The time when cryptocurrencies and Banks would go hand in hand is not so far away. The recent drive in crypto adoption brought about by people looking to bypass various economic hurdles has also drawn the attention of banks and financial institutions from all over the world.
The anonymity and untraceable nature of cryptocurrencies, especially Bitcoin, has been heavily abused ever since crypto has been in the limelight. This has been a major factor why authorities either want to ban it or regulate it. Adding to this, most of the cryptocurrencies have private organizations backing them, this is another big no for the regulators and banks as they are not willing to hand over any kind of economic authority to private companies.
No to private Crypto
Discussing the aforementioned facts, the Governor of Bank of France, Francois Villeroy de Galhau, has stated that the sole power of issuing electronic currency or cryptocurrencies should be vested in the hands of the central banks and not private companies like Facebook’s Libra.
According to the Reuters report, Villeroy de Galhau mentioned that his response isn’t aimed at Facebook’s currency and instead his comments are a response to the extremely rapid development of blockchain and the need for central banks to adapt and implement a digital cash alternative.
He noted how the growing use of digital currencies has resulted in the declining use of fiat. He said:
“In some northern European countries, notably Sweden and the Netherlands, the use of bank notes is falling extremely quickly and they are wondering whether we need to give citizens the right to digital money that is no longer a physical bank note but which has the same quality, notably the security of a central bank.”
He stressed over the fact that digital currencies should be in full control of the government only because “money is a public good of sovereignty.”
The recent CBDC race that has engulfed central banks all over the globe is fuelled by the very notion that private cryptocurrencies would take the power away from the regulators. The rally was led by China and It is already widely known that China does not approve of Bitcoin and the bevy of other decentralized coins. With that being said, China is working hard to launch what will probably be considered the first Central Bank Digital Currency (CBDC).

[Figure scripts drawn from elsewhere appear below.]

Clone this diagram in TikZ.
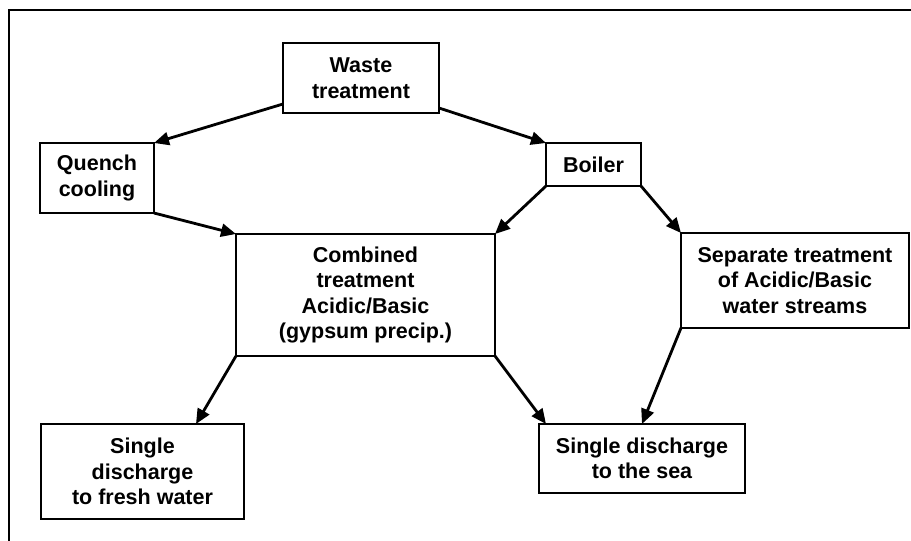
\documentclass[tikz,border=0pt]{standalone}
\usepackage{fontspec}
\setmainfont{Liberation Sans}
\usetikzlibrary{arrows.meta}
\tikzset{
  box/.style={draw, line width=1.1pt, align=center, inner sep=0pt, outer sep=0pt,
    font={\fontsize{21.5}{25.5}\selectfont\bfseries}},
  flow/.style={line width=2.8pt, -{Triangle[length=15pt,width=13pt]}},
}
\begin{document}
\begin{tikzpicture}[x=1pt,y=-1pt]
\useasboundingbox (0,0) rectangle (911,541);
\draw[line width=2pt] (9,541) -- (9,10) -- (911,10);
\node[box, minimum width=156pt, minimum height=70pt] (w) at (361,78) {Waste\\treatment};
\node[box, minimum width=114pt, minimum height=70pt] (q) at (97,178) {Quench\\cooling};
\node[box, minimum width=95pt, minimum height=43pt] (b) at (593.5,164.5) {Boiler};
\node[box, minimum width=259pt, minimum height=122pt] (c) at (365.5,295) {Combined\\treatment\\Acidic/Basic\\(gypsum precip.)};
\node[box, minimum width=228pt, minimum height=95pt] (s) at (795,280.5) {Separate treatment\\of Acidic/Basic\\water streams};
\node[box, minimum width=203pt, minimum height=95pt] (f) at (142.5,471.5) {Single\\discharge\\to fresh water};
\node[box, minimum width=206pt, minimum height=69pt] (sea) at (642,458.5) {Single discharge\\to the sea};
\draw[flow] ([yshift=9pt]w.south west) -- (q.north east);
\draw[flow] ([yshift=5pt]w.south east) -- (b.north west);
\draw[flow] (q.south east) -- (c.north west);
\draw[flow] (b.south west) -- (c.north east);
\draw[flow] (b.south east) -- (s.north west);
\draw[flow] (c.south west) -- ([xshift=53.5pt]f.north);
\draw[flow] (c.south east) -- ([xshift=7pt]sea.north west);
\draw[flow] (s.south west) -- (sea.north);
\end{tikzpicture}
\end{document}
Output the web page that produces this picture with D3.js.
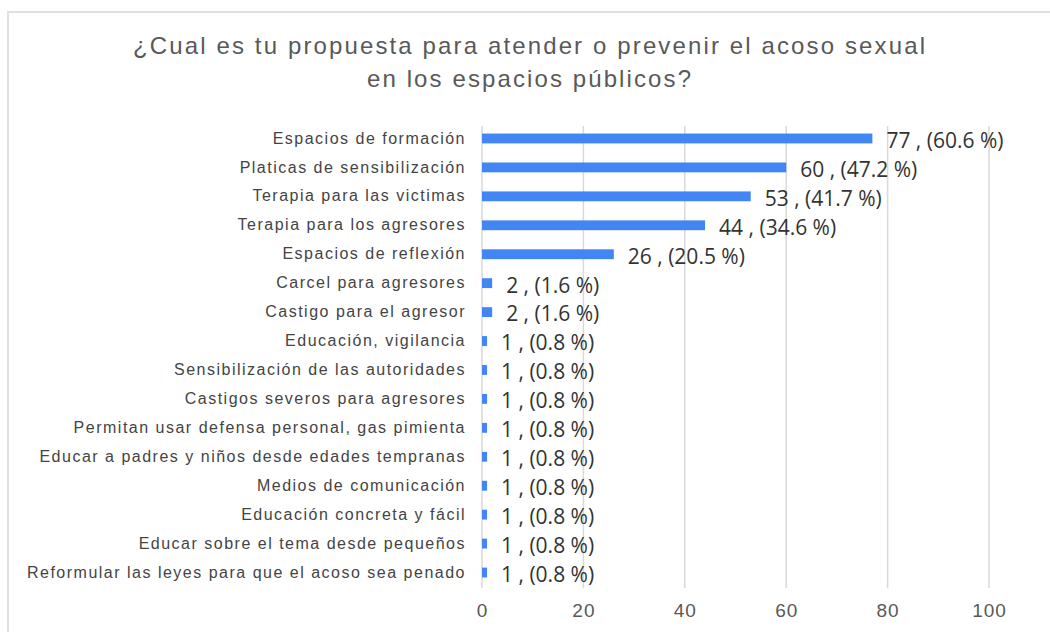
<!DOCTYPE html>
<html><head><meta charset="utf-8">
<script src="https://cdn.jsdelivr.net/npm/d3@7"></script>
<style>body{margin:0;background:#fff}svg{display:block}</style>
</head><body>
<script>
const categories = [
  "Espacios de formación",
  "Platicas de sensibilización",
  "Terapia para las victimas",
  "Terapia para los agresores",
  "Espacios de reflexión",
  "Carcel para agresores",
  "Castigo para el agresor",
  "Educación, vigilancia",
  "Sensibilización de las autoridades",
  "Castigos severos para agresores",
  "Permitan usar defensa personal, gas pimienta ",
  "Educar a padres y niños desde edades tempranas",
  "Medios de comunicación",
  "Educación concreta y fácil",
  "Educar sobre el tema desde pequeños",
  "Reformular las leyes para que el acoso sea penado"
];
const counts = [77, 60, 53, 44, 26, 2, 2, 1, 1, 1, 1, 1, 1, 1, 1, 1];
const percents = ["60.6", "47.2", "41.7", "34.6", "20.5", "1.6", "1.6", "0.8", "0.8", "0.8", "0.8", "0.8", "0.8", "0.8", "0.8", "0.8"];
const ticks = [0, 20, 40, 60, 80, 100];
const titleLines = ["¿Cual es tu propuesta para atender o prevenir el acoso sexual", "en los espacios públicos?"];

const W = 1050, H = 632;
const svg = d3.select("body").append("svg").attr("width", W).attr("height", H);

// chart border
svg.append("rect").attr("x", 8).attr("y", 12).attr("width", 1100).attr("height", 700)
  .attr("fill", "none").attr("stroke", "#e0e0e0").attr("stroke-width", 2);

// title
const titleWidths = [792, 324];
svg.append("g").selectAll("text").data(titleLines).join("text")
  .attr("x", 529).attr("y", (d, i) => 54 + i * 33)
  .attr("text-anchor", "middle")
  .attr("font-family", "Liberation Sans, Arial, sans-serif")
  .attr("font-size", 24).attr("fill", "#595959")
  .attr("textLength", (d, i) => titleWidths[i]).attr("lengthAdjust", "spacing")
  .text(d => d);

const x = d3.scaleLinear().domain([0, 100]).range([482, 989]);
const y = d3.scaleBand().domain(categories).range([124, 587]).paddingInner(0.66).paddingOuter(0.33);

// gridlines
svg.append("g").selectAll("line").data(ticks).join("line")
  .attr("x1", d => x(d)).attr("x2", d => x(d))
  .attr("y1", 126).attr("y2", 588)
  .attr("stroke", "#d9d9d9").attr("stroke-width", 1.5);

// x axis labels
const xAxis = d3.axisBottom(x).tickValues(ticks).tickSize(0).tickPadding(0);
const gx = svg.append("g").attr("transform", "translate(0,603)").call(xAxis);
gx.select(".domain").remove();
gx.selectAll("text").attr("font-family", "Liberation Sans, Arial, sans-serif")
  .attr("font-size", 19).attr("letter-spacing", "1px").attr("fill", "#595959").attr("dy", "0.71em");

// category labels
const yAxis = d3.axisLeft(y).tickSize(0).tickPadding(0);
const gy = svg.append("g").attr("transform", "translate(466,0)").call(yAxis);
gy.select(".domain").remove();
gy.selectAll("text").attr("font-family", "Liberation Sans, Arial, sans-serif")
  .attr("font-size", 16).attr("letter-spacing", "1.5px").attr("fill", "#444");

// bars
svg.append("g").selectAll("rect").data(counts).join("rect")
  .attr("x", x(0)).attr("y", (d, i) => y(categories[i]))
  .attr("width", d => x(d) - x(0)).attr("height", y.bandwidth())
  .attr("fill", "#4285f4");

// data labels
svg.append("g").selectAll("text").data(counts).join("text")
  .attr("x", d => x(d) + 14)
  .attr("y", (d, i) => y(categories[i]) + y.bandwidth() / 2 + 2)
  .attr("dy", "0.35em")
  .attr("font-family", "Open Sans, sans-serif")
  .attr("font-size", 21).attr("fill", "#333")
  .text((d, i) => `${d} , (${percents[i]} %)`);
</script>
</body></html>
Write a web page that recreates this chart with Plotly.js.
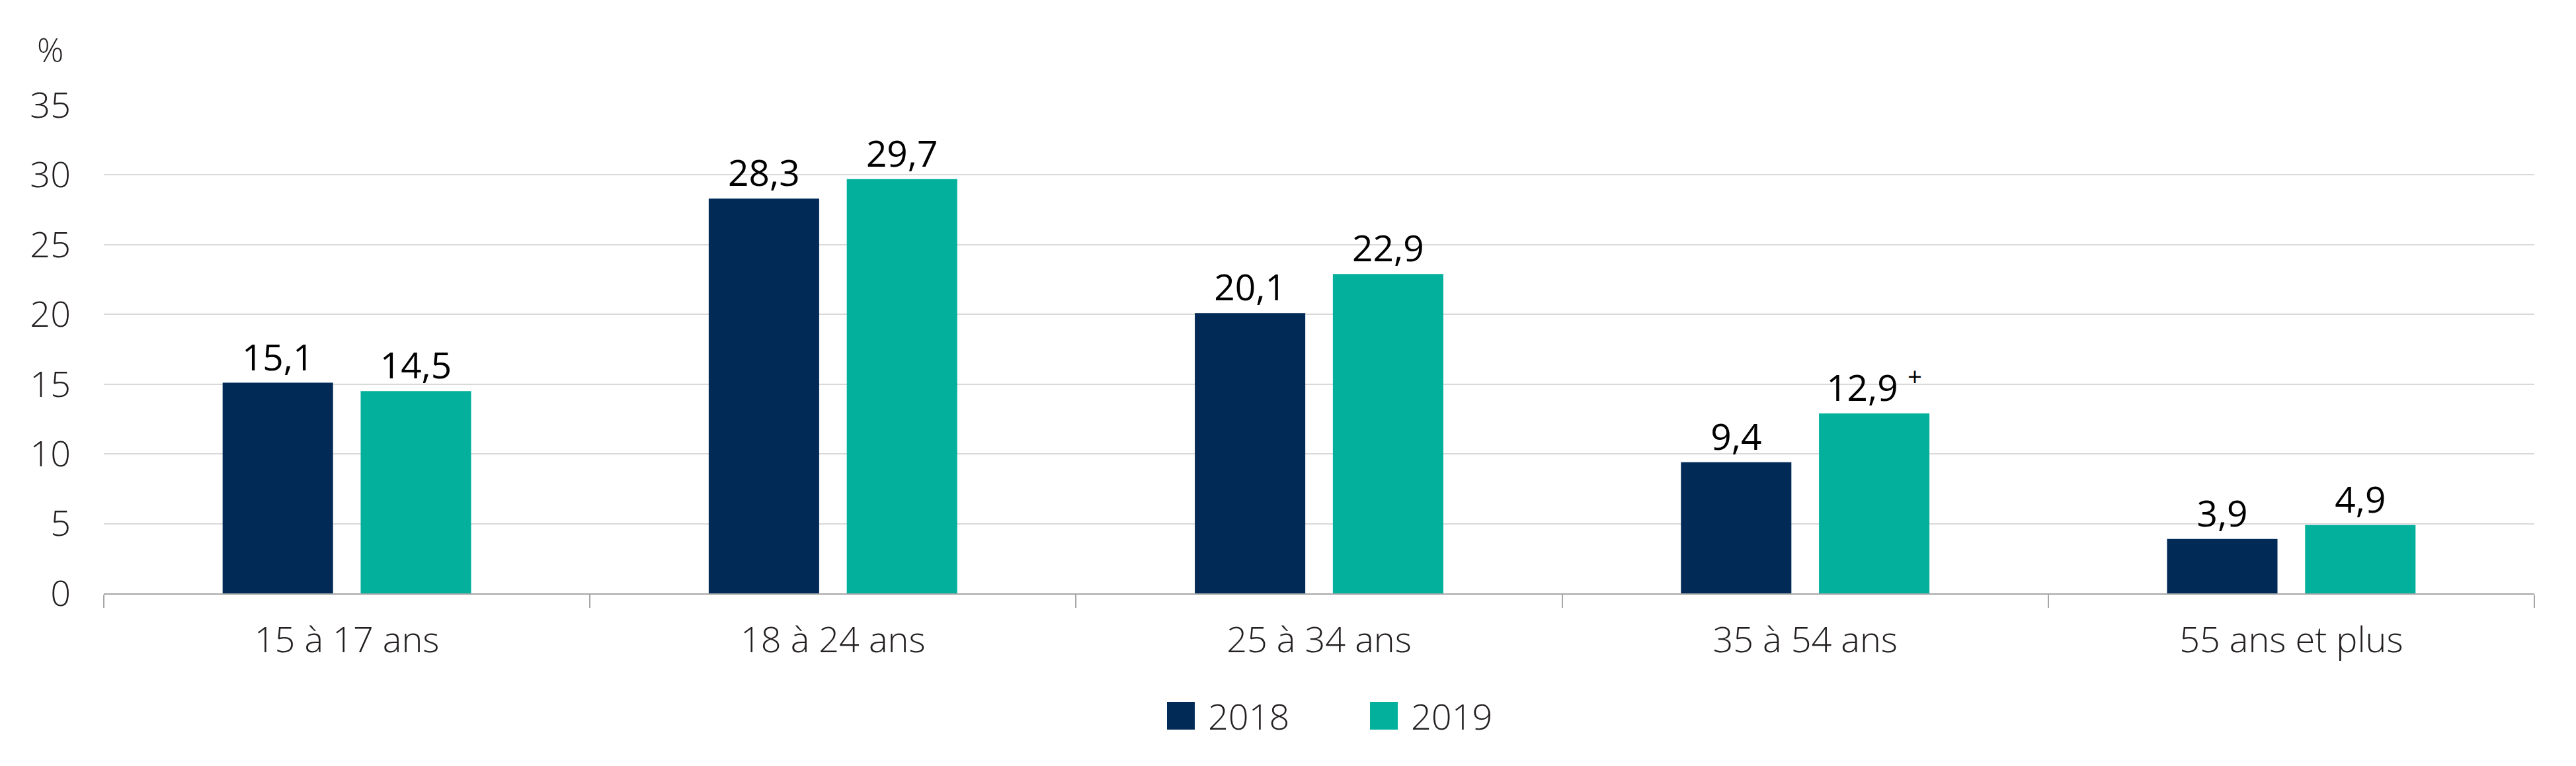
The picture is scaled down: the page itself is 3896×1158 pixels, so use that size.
<!DOCTYPE html>
<html>
<head>
<meta charset="utf-8">
<script src="https://cdn.plot.ly/plotly-3.0.1.min.js"></script>
<style>
  html, body { margin: 0; padding: 0; background: #fff; }
  #chart { width: 3896px; height: 1158px; }
</style>
</head>
<body>
<div id="chart"></div>
<script>
// categories and series
const categories = ['15 à 17 ans', '18 à 24 ans', '25 à 34 ans', '35 à 54 ans', '55 ans et plus'];
const seriesNames = ['2018', '2019'];
const values2018 = [15.1, 28.3, 20.1, 9.4, 3.9];
const values2019 = [14.5, 29.7, 22.9, 12.9, 4.9];
const notes2019 = ['', '', '', '+', ''];
const yTicks = [0, 5, 10, 15, 20, 25, 30, 35];
const colors = ['#022a57', '#02b09c'];

const W = 3896, H = 1158;
const M = { l: 157, r: 63, t: 159, b: 261 };
const plotW = W - M.l - M.r, plotH = H - M.t - M.b;

// pixel -> paper coords for the hand made legend
const px = x => (x - M.l) / plotW;
const py = y => (H - M.b - y) / plotH;

function fmt(v, note) {
    let s = v.toFixed(1).replace('.', ',');
    if (note) s += ' <sup>' + note + '</sup>';
    return s;
}

const labelFont = { family: 'Open Sans', size: 55, color: '#000' };

const data = [
    {
        type: 'bar', name: seriesNames[0], x: categories, y: values2018,
        marker: { color: colors[0] },
        text: values2018.map(v => fmt(v, '')),
        textposition: 'outside', textfont: labelFont,
        cliponaxis: false, hoverinfo: 'none', showlegend: false
    },
    {
        type: 'bar', name: seriesNames[1], x: categories, y: values2019,
        marker: { color: colors[1] },
        text: values2019.map((v, i) => fmt(v, notes2019[i])),
        textposition: 'outside', textfont: labelFont,
        cliponaxis: false, hoverinfo: 'none', showlegend: false
    }
];

// legend drawn by hand so the squares can be big
const legendX = [1765, 2072];
const shapes = [], annotations = [];
seriesNames.forEach((name, i) => {
    shapes.push({
        type: 'rect', xref: 'paper', yref: 'paper',
        x0: px(legendX[i]), x1: px(legendX[i] + 42),
        y0: py(1103), y1: py(1061),
        fillcolor: colors[i], line: { width: 0 }
    });
    annotations.push({
        xref: 'paper', yref: 'paper', x: px(legendX[i] + 60), y: py(1082),
        xanchor: 'left', yanchor: 'middle', showarrow: false,
        text: name, font: { family: 'Open Sans', size: 54, color: '#231f20', weight: 300 }
    });
});
annotations.push({
    xref: 'paper', yref: 'paper', x: px(76), y: py(75),
    xanchor: 'center', yanchor: 'middle', showarrow: false,
    text: '%', font: { family: 'Open Sans', size: 50, color: '#231f20', weight: 300 }
});

const layout = {
    width: W, height: H,
    margin: M,
    paper_bgcolor: '#fff', plot_bgcolor: '#fff',
    barmode: 'group', bargap: 0.432, bargroupgap: 0.2,
    showlegend: false,
    xaxis: {
        type: 'category', tickson: 'boundaries',
        ticks: 'outside', ticklen: 20, tickwidth: 2, tickcolor: '#a6a6a6',
        showline: true, linecolor: '#a6a6a6', linewidth: 2,
        showgrid: false, zeroline: false,
        ticklabelstandoff: 22,
        tickfont: { family: 'Open Sans', size: 54, color: '#231f20', weight: 300 }
    },
    yaxis: {
        range: [0, 35], tickvals: yTicks, ticktext: yTicks.map(String),
        showgrid: true, gridcolor: '#d9d9d9', gridwidth: 2,
        zeroline: false, showline: false, ticks: '',
        ticklabelstandoff: 49,
        tickfont: { family: 'Open Sans', size: 54, color: '#231f20', weight: 300 }
    },
    shapes: shapes,
    annotations: annotations,
    uniformtext: { mode: false }
};

Plotly.newPlot('chart', data, layout, { staticPlot: true });
</script>
</body>
</html>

Facebook’s Libra is another example of regulators not tolerating private institutions that aim to be the facilitator of a global digital currency. The project has been criticized from the moment it was announced. The fact that a private company, with involvement in a major data leak scandal, would have access to the financial data of millions of people from all across the globe doesn’t play well with the regulators.
The real idea behind blockchain and cryptocurrency was pure decentralization. The CBDCs would just be centralized currencies like Libra; the only difference is the fact that national cryptocurrencies would be run by public operators. CBDCs would like be using blockchain and cryptocurrencies but in the most antithetical way.